8. Wash the wheels again

As you can see there are a lot of steps before any primer or paint goes on. This process was introduced to us by Steve Kouracos and is profiled in the following link on his website:


We thank Steve for sharing this information with us and look forward to the priming and painting steps.

Wednesday, March 6, 2013

Getting a degree: Using basic math to confirm ignition timing

Just when I thought I had escaped the trappings of high school math it comes back to haunt me. I was a poor student in school and slid by in math class where, much to the dismay of my teachers, I would use logic to solve problems rather than apply the procedures they were teaching. In the end I would get the correct answer so I figured I must have been doing something right but my teachers were never pleased.

Getting back to the world of Dino's I wanted to confirm some details of the static ignition timing but lacked a degree wheel with which to take my measurements. In the end a degree wheel is nothing more than a circle with graduated markings on it. In my case all I needed to do was take one measurement, that of 40 degrees before top dead center (BTDC). The circular harmonic damper on the crank was to serve as my degree wheel using some basic high school math and logic. Here is how I did it:

Step 1: Measure the diameter of the damper in mm

Step 2: Use the formula pi(d) with d being diameter to calculate the circumference of the damper

Step 3: Divide 360 (the number of degrees in a circle) by the circumference and I would get a dimension in mm that would equal 1 degree

Step 4: Multiply 40 (the number of degrees I needed to measure) by the result of Step #3 to get my final measurement. In this case it was 46.58mm

Step 5: This measurement was then transferred to a piece of tape where I accurately made 2 thin lines exactly 46.58mm apart.

Step 6: I used a dial indicator to accurately find TDC of the #3 cylinder as per the shop manual and then installed the tape on the outside of the damper using the factory indicator needle for reference.

Step 7: Making sure that I observed my points from exactly the same place to avoid any angular distortion I checked all of my measurements and confirmed my ignition timing.

The photo below should fill in any questions and this technique can really come in handy when a degree wheel is not available. I wonder what my high school teachers would think :)

Monday, March 4, 2013

Black & blue: Restoring hard to find original inlet duct hose

Sculpted on the side of the Dino are two magnificent ducts that channel air to the air filter on one side and the oil cooler on the other.
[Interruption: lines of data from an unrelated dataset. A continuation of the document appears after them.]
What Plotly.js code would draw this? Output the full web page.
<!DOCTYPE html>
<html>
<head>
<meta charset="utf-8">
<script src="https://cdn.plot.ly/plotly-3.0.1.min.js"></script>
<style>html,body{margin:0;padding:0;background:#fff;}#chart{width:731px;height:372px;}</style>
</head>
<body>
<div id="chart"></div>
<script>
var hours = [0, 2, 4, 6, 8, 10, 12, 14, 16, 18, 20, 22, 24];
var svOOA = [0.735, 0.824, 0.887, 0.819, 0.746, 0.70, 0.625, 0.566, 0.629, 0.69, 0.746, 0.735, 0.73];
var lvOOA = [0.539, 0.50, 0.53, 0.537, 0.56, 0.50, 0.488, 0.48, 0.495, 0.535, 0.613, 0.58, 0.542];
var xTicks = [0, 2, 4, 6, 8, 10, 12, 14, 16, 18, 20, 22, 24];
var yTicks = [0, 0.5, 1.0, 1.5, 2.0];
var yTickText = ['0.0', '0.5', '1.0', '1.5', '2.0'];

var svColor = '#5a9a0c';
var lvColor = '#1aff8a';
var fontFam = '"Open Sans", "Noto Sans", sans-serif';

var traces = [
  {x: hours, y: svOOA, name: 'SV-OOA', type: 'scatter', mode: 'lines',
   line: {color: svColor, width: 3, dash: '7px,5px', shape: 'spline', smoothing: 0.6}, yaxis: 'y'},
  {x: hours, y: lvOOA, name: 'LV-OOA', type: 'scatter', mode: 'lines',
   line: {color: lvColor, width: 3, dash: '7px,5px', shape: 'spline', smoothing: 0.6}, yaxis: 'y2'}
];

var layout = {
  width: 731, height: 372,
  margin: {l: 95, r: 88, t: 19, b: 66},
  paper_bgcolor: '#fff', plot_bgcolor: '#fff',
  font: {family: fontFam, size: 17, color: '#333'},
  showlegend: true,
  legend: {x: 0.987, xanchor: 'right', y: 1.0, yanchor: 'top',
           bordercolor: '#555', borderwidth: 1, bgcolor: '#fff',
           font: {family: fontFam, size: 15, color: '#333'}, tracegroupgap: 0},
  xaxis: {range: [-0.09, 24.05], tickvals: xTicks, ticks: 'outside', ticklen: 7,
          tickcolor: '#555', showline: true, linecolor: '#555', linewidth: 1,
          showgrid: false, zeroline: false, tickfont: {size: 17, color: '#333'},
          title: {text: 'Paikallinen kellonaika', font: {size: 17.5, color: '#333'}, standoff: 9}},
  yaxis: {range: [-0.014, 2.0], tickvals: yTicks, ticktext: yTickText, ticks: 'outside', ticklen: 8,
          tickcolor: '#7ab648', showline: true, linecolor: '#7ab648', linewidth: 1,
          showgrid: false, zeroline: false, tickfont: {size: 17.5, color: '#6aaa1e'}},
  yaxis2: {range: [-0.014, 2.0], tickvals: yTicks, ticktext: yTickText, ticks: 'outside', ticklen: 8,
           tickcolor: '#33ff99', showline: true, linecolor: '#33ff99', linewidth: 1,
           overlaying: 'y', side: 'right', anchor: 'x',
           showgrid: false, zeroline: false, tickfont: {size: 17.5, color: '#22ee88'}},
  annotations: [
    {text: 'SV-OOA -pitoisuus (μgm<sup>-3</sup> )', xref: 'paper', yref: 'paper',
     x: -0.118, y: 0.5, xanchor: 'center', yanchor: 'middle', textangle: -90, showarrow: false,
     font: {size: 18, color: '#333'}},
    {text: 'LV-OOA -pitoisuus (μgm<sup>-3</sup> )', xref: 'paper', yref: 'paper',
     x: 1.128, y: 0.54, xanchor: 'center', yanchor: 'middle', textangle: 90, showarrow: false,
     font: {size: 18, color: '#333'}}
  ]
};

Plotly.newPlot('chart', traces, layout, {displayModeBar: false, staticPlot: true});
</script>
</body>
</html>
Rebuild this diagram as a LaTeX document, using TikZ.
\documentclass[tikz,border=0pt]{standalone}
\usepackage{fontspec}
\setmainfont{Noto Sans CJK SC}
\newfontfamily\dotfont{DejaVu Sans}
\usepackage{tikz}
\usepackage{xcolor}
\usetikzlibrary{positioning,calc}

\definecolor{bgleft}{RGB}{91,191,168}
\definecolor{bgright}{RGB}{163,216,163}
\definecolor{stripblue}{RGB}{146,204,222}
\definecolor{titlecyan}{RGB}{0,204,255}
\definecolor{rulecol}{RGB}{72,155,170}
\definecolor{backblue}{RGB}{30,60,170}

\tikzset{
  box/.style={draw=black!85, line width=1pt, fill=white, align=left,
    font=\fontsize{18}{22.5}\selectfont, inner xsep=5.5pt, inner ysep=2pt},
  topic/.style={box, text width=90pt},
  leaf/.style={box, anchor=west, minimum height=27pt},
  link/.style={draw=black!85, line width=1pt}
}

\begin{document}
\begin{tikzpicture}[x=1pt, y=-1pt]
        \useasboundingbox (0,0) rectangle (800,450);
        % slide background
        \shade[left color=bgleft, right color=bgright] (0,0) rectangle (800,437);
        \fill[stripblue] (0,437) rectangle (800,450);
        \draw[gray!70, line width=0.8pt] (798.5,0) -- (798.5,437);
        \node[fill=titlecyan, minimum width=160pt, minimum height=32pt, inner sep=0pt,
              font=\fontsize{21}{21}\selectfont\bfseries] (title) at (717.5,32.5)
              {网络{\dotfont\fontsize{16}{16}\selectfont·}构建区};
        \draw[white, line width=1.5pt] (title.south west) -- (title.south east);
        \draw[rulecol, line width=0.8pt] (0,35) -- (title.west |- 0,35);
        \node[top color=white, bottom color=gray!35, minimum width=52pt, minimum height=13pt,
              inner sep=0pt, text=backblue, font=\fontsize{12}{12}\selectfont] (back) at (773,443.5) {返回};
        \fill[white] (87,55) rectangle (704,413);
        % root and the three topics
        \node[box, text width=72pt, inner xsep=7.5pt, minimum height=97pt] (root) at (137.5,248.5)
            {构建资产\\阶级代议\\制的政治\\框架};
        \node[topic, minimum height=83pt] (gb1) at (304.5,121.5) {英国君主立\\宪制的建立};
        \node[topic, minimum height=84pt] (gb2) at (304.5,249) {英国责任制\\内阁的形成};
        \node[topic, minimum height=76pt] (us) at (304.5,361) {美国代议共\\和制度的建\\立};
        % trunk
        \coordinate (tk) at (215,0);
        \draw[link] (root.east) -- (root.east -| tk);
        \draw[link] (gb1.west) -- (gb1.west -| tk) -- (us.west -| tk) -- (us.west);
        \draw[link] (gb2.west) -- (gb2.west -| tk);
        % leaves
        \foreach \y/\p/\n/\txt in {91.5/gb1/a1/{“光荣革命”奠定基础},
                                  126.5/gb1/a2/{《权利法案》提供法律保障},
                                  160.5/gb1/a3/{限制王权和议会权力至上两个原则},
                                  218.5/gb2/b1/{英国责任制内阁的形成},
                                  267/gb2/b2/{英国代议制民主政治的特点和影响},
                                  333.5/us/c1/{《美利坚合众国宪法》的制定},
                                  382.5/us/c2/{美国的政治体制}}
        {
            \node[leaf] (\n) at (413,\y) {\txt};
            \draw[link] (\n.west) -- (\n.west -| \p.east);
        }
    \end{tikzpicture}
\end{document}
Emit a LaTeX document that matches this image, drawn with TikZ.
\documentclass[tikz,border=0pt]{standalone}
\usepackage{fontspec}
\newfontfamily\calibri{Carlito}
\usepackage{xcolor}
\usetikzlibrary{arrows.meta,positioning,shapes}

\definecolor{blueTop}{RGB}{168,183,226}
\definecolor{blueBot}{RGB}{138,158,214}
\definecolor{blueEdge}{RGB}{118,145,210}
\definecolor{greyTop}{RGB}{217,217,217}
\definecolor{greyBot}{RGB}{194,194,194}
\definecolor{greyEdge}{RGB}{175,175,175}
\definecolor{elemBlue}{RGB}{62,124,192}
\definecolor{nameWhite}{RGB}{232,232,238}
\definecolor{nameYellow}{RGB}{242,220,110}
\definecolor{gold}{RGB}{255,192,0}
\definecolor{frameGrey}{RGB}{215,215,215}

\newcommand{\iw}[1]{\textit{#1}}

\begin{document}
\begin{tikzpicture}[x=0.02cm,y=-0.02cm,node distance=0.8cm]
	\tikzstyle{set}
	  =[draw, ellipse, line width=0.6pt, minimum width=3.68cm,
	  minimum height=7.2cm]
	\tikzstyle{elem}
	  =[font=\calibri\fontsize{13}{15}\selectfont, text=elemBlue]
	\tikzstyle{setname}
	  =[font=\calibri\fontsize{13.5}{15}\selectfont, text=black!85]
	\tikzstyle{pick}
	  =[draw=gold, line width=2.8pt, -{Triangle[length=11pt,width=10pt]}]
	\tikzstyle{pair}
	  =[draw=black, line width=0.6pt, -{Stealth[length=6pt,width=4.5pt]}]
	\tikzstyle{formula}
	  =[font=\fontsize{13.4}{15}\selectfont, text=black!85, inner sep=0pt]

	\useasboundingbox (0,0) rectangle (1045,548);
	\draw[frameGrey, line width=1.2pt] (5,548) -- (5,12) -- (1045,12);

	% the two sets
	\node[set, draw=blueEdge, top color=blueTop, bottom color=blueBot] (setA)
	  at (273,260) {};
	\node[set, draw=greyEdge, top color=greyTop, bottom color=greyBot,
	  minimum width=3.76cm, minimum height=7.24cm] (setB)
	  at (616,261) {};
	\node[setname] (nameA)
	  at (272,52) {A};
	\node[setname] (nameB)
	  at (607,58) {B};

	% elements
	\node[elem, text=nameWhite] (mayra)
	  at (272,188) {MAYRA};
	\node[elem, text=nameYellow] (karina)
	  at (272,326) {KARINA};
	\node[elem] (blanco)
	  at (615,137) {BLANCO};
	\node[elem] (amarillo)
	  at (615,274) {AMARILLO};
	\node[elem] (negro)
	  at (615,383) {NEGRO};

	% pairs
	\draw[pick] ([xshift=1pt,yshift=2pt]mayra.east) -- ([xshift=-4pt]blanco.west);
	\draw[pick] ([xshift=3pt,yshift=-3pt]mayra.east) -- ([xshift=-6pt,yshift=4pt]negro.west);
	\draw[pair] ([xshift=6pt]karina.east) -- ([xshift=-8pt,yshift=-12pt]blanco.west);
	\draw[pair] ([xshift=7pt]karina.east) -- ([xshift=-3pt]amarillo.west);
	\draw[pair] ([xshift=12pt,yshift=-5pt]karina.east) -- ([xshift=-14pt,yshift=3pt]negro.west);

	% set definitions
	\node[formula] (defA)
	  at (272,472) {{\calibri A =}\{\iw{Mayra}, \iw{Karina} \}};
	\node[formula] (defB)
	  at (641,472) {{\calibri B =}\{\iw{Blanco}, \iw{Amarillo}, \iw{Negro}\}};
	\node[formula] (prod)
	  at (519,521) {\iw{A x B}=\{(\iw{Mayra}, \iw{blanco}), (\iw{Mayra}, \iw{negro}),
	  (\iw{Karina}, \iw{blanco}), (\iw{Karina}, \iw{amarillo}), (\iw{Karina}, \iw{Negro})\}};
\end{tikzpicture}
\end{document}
Once the body ends it is the job of some corrugated tubes to direct the air from the duct to its destination. Over the years these tubes get replaced for incorrect items and are often missing as was the case for 01464.

We thought it would be an easy task to source out a replacement but were we ever wrong. The original tube had a distinctive light blue/grey colour to it and finding something with this finish proved to be impossible leaving us on the hunt for an original part. Extensive searching yielded nothing until last week where a visit to a local Dino nut unearthed a pair of tubes that had long been painted black. A tiny flake of paint was removed unearthing the original colour below and we knew we had found our part. A special thanks goes out to Jon for parting with these to help our restoration.

The last stage was restoring the tubes where Paul spent the better part of 6 hours cleaning, polishing, and restoring the tubes. You see on the Dino these tubes are well visible from both the outside and the inside. Add complicated ribbing and you have the recipe for a really tricky clean up. As always Paul delivered and the tubes are ready to be installed hardly showing any of their 40+ year age.